Strengths: 1. The results are quite impressive: although it is still behind state-of-the-art explicit models, it outperforms previous implicit models by a quite large margin (Table 1). 2. The idea of using multi-resolution is intuitive.
Weaknesses: I am not an export in "implicit" models, but I wonder: 1. Why do you need to keep the all resolutions throughout, causing the slow runtime. If you reduce the resolution, would it achieve both high accuracy and low latency? 2. In addition of training latency/memory, how about inference latency for MDEQ?
Correctness: The paper mainly claims the contribution of "multi-scale features" in implicit models. Although "multi-resolution" has been widely used in explicit models, it seems to be not common (and non-trivial) in implicit models, so I don't have any concerns about the claims. The methodology is intuitive and reasonable, and verified by the strong results.

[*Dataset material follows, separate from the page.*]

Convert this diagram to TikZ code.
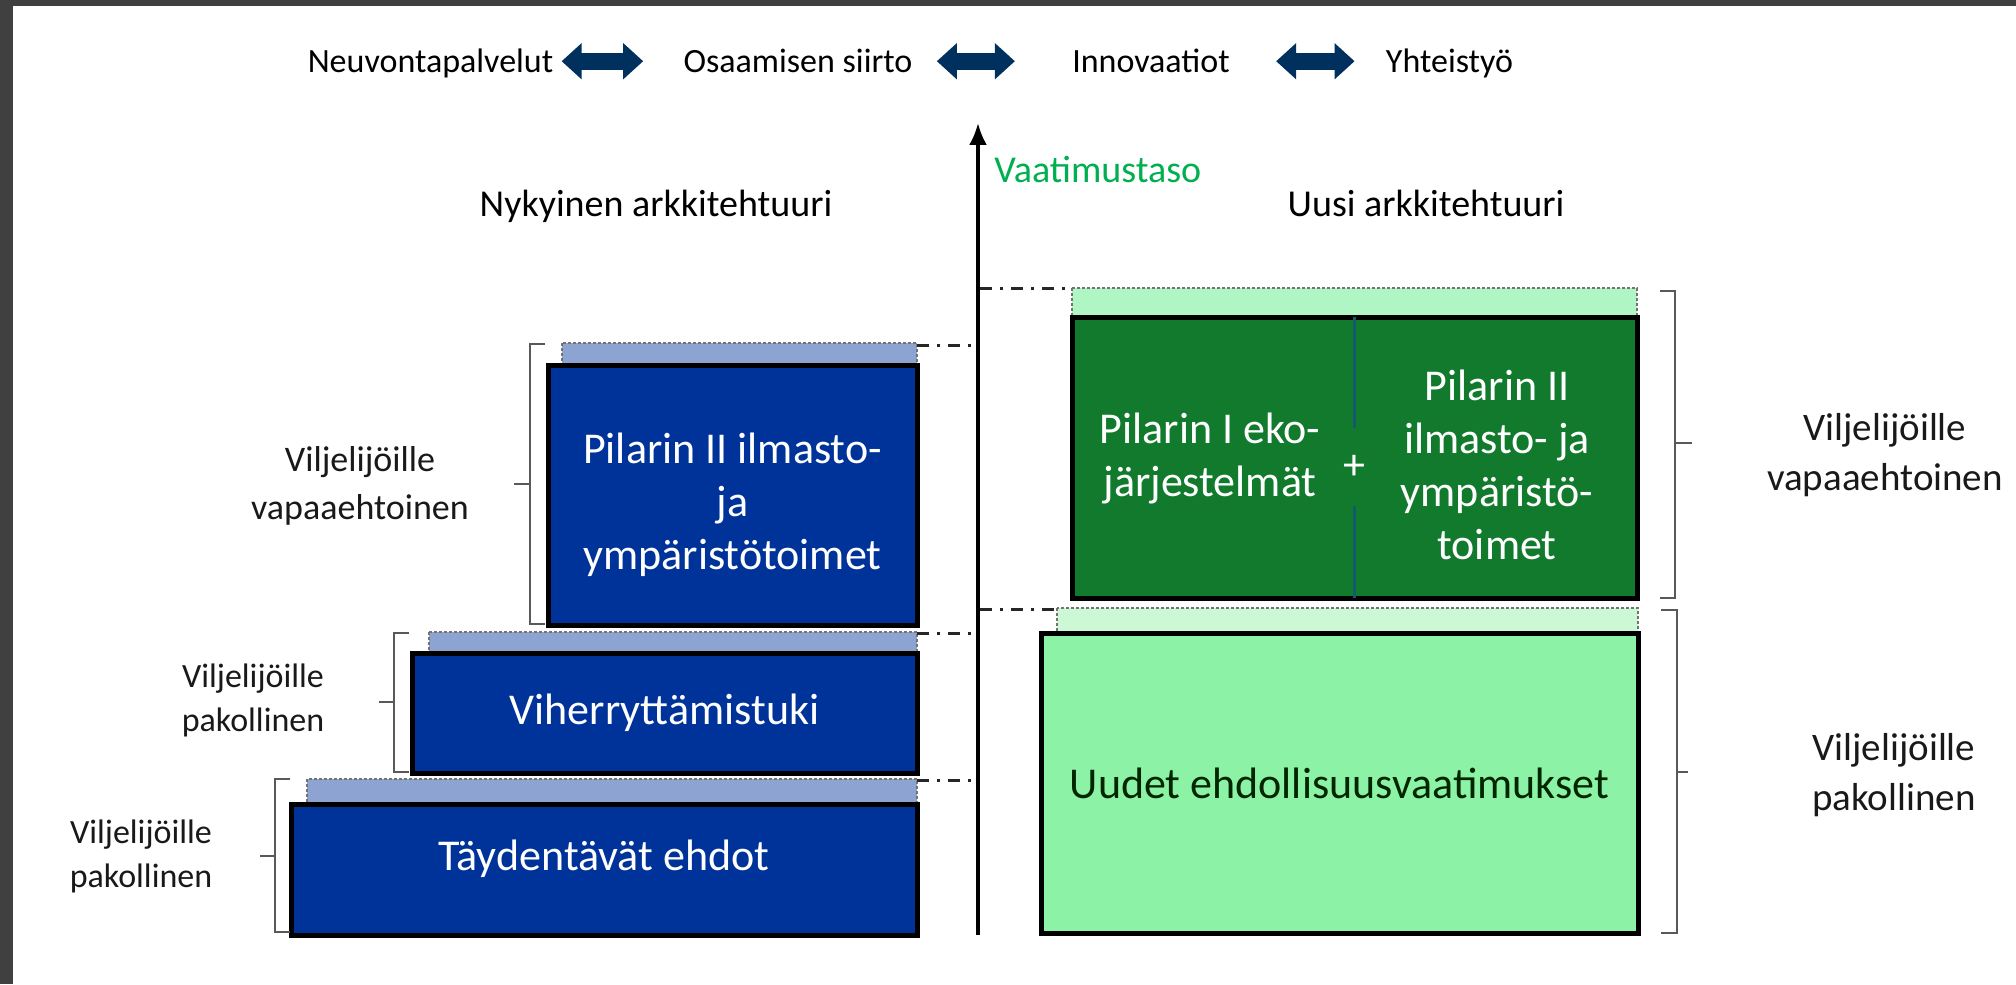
\documentclass[tikz,border=0pt]{standalone}
\usepackage{fontspec}
\setmainfont{Carlito}
\usetikzlibrary{arrows.meta, positioning}

\definecolor{navy}{RGB}{0,48,94}
\definecolor{pillarblue}{RGB}{0,51,153}
\definecolor{stripblue}{RGB}{141,163,209}
\definecolor{ecogreen}{RGB}{17,122,45}
\definecolor{stripgreen}{RGB}{176,245,196}
\definecolor{lightgreen}{RGB}{140,242,166}
\definecolor{palegreen}{RGB}{204,248,214}
\definecolor{levelgreen}{RGB}{0,176,80}
\definecolor{divteal}{RGB}{20,90,110}
\definecolor{framegray}{RGB}{64,64,64}

\begin{document}
\begin{tikzpicture}[x=0.5pt, y=-0.5pt,
        Old/.style={rectangle, draw=black, line width=2.5pt, fill=pillarblue, text=white, align=center, inner sep=0pt, font=\fontsize{22pt}{26.5pt}\selectfont},
        New/.style={rectangle, draw=black, line width=2.5pt, inner sep=0pt, align=center, font=\fontsize{22pt}{26.5pt}\selectfont},
        Strip/.style={draw=black!55, line width=1pt, dash pattern=on 1.5pt off 1pt},
        Guide/.style={line width=1.5pt, black!85, dash pattern=on 6pt off 4pt on 1.5pt off 4pt},
        Brace/.style={line width=1pt, black!65},
        Side/.style={align=center, inner sep=0pt, text=black!90},
        Head/.style={inner sep=0pt, font=\fontsize{19pt}{23pt}\selectfont, anchor=base},
        Topic/.style={inner sep=0pt, font=\fontsize{17pt}{20pt}\selectfont, anchor=base},
        Link/.style={line width=8.5pt, draw=navy, {Triangle[length=10pt, width=17.5pt]}-{Triangle[length=10pt, width=17.5pt]}},
        Axis/.style={line width=1.75pt, -{Latex[length=11pt, width=9pt]}}
    ]

    % Frame and canvas
    \fill[framegray] (0,0) rectangle (2016,984);
    \fill[white] (13,6) rectangle (2016,984);
    \useasboundingbox (0,0) rectangle (2016,984);

    % Top row of activities
    \node[Topic] (neuvo) at (430.5,73) {Neuvontapalvelut};
    \node[Topic] (osaa) at (798,73) {Osaamisen siirto};
    \node[Topic] (innov) at (1151,73) {Innovaatiot};
    \node[Topic] (yhteis) at (1449.5,73) {Yhteistyö};
    \draw[Link, shorten <=4pt, shorten >=20pt] ([yshift=3.5pt]neuvo.mid east) -- ([yshift=3.5pt]osaa.mid west);
    \draw[Link, shorten <=12pt, shorten >=28.5pt] ([yshift=3.5pt]osaa.mid east) -- ([yshift=3.5pt]innov.mid west);
    \draw[Link, shorten <=23pt, shorten >=15.5pt] ([yshift=3.5pt]innov.mid east) -- ([yshift=3.5pt]yhteis.mid west);

    % Headings and the level axis
    \node[Head] (nyky) at (656,217) {Nykyinen arkkitehtuuri};
    \node[Head] (uusi) at (1426,217) {Uusi arkkitehtuuri};
    \node[Head, anchor=base west, text=levelgreen] (taso) at (994,183) {Vaatimustaso};
    \coordinate (axisbot) at (978,935);
    \coordinate (axistop) at (978,123);
    \draw[Axis] (axisbot) -- (axistop);

    % Current architecture (left)
    \filldraw[Strip, fill=stripblue] (307,779) rectangle (917,804);
    \node[Old, minimum width=313pt, minimum height=65.5pt, text depth=14pt] (taydent) at (604,869.5) {Täydentävät ehdot};
    \filldraw[Strip, fill=stripblue] (429,632) rectangle (917,653);
    \node[Old, minimum width=252.5pt, minimum height=60pt] (viher) at (664.5,713) {Viherryttämistuki};
    \filldraw[Strip, fill=stripblue] (562,343) rectangle (917,365);
    \node[Old, minimum width=184.5pt, minimum height=130pt, text height=78pt] (pilar) at (732.5,495) {Pilarin II ilmasto-\\ja\\ympäristötoimet};

    % New architecture (right)
    \filldraw[Strip, fill=palegreen] (1057,608) rectangle (1638,633);
    \node[New, fill=lightgreen, text=black!85!green, minimum width=298.5pt, minimum height=150pt] (ehdol) at (1339.5,783) {Uudet ehdollisuusvaatimukset};
    \filldraw[Strip, fill=stripgreen] (1072,288) rectangle (1637,317);
    \node[New, fill=ecogreen, minimum width=282.5pt, minimum height=140.5pt] (eco) at (1354.5,457.5) {};
    \node[inner sep=0pt, minimum height=38.5pt, text=white, font=\fontsize{22pt}{26.5pt}\selectfont] (plus) at (1354.5,467) {+};
    \draw[divteal, line width=1.5pt, shorten <=1.25pt] (eco.north) -- (plus.north);
    \draw[divteal, line width=1.5pt, shorten >=1.25pt] (plus.south) -- (eco.south);
    \node[Side, text=white, font=\fontsize{22pt}{26.5pt}\selectfont] (eko) at (1210,458) {Pilarin I eko-\\järjestelmät};
    \node[Side, text=white, font=\fontsize{22pt}{26.5pt}\selectfont] (ilmasto) at (1497,465) {Pilarin II\\ilmasto- ja\\ympäristö-\\toimet};

    % Level guides to the axis
    \draw[Guide] (917,345) -- (976,345);
    \draw[Guide] (917,633) -- (976,633);
    \draw[Guide] (917,780) -- (976,780);
    \draw[Guide] (980,288) -- (1072,288);
    \draw[Guide] (980,609) -- (1057,609);

    % Brackets
    \draw[Brace] (545,344) -- (530,344) -- (530,624) -- (545,624) (530,484) -- (514,484);
    \draw[Brace] (409,633) -- (394,633) -- (394,772) -- (409,772) (394,702) -- (379,702);
    \draw[Brace] (290,779) -- (275,779) -- (275,932) -- (290,932) (275,856) -- (260,856);
    \draw[Brace] (1660,291) -- (1675,291) -- (1675,598) -- (1660,598) (1675,443) -- (1692,443);
    \draw[Brace] (1661,610) -- (1677,610) -- (1677,933) -- (1661,933) (1677,772) -- (1688,772);

    % Obligation labels
    \node[Side, font=\fontsize{18pt}{24pt}\selectfont] (vapaa1) at (360,486) {Viljelijöille\\vapaaehtoinen};
    \node[Side, font=\fontsize{17pt}{22pt}\selectfont] (pakol2) at (253,700) {Viljelijöille\\pakollinen};
    \node[Side, font=\fontsize{17pt}{22pt}\selectfont] (pakol1) at (141,856) {Viljelijöille\\pakollinen};
    \node[Side, font=\fontsize{19.5pt}{25pt}\selectfont] (vapaa2) at (1885,455) {Viljelijöille\\vapaaehtoinen};
    \node[Side, font=\fontsize{19.5pt}{25pt}\selectfont] (pakol3) at (1894,775) {Viljelijöille\\pakollinen};

\end{tikzpicture}
\end{document}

Clarity: Yes, the paper is well written.
Relation to Prior Work: N/A
Reproducibility: Yes
Additional Feedback: The core idea of this paper is about multi-resolution, however it is unclear why and how multi-resolution is helpful. It would be better to do some ablation studies, such as: 1. Comparing w/o and w/ multi-resolution using the same model and setting; 2. Comparing different types of multi-resolutions. Assuming the original image is 224, you can compare {224, 112}, {224, 112, 56}, {224, 112, 56, 28}, etc. In this way, we can better understand how multi-resolution helps the final accuracy and memory cost.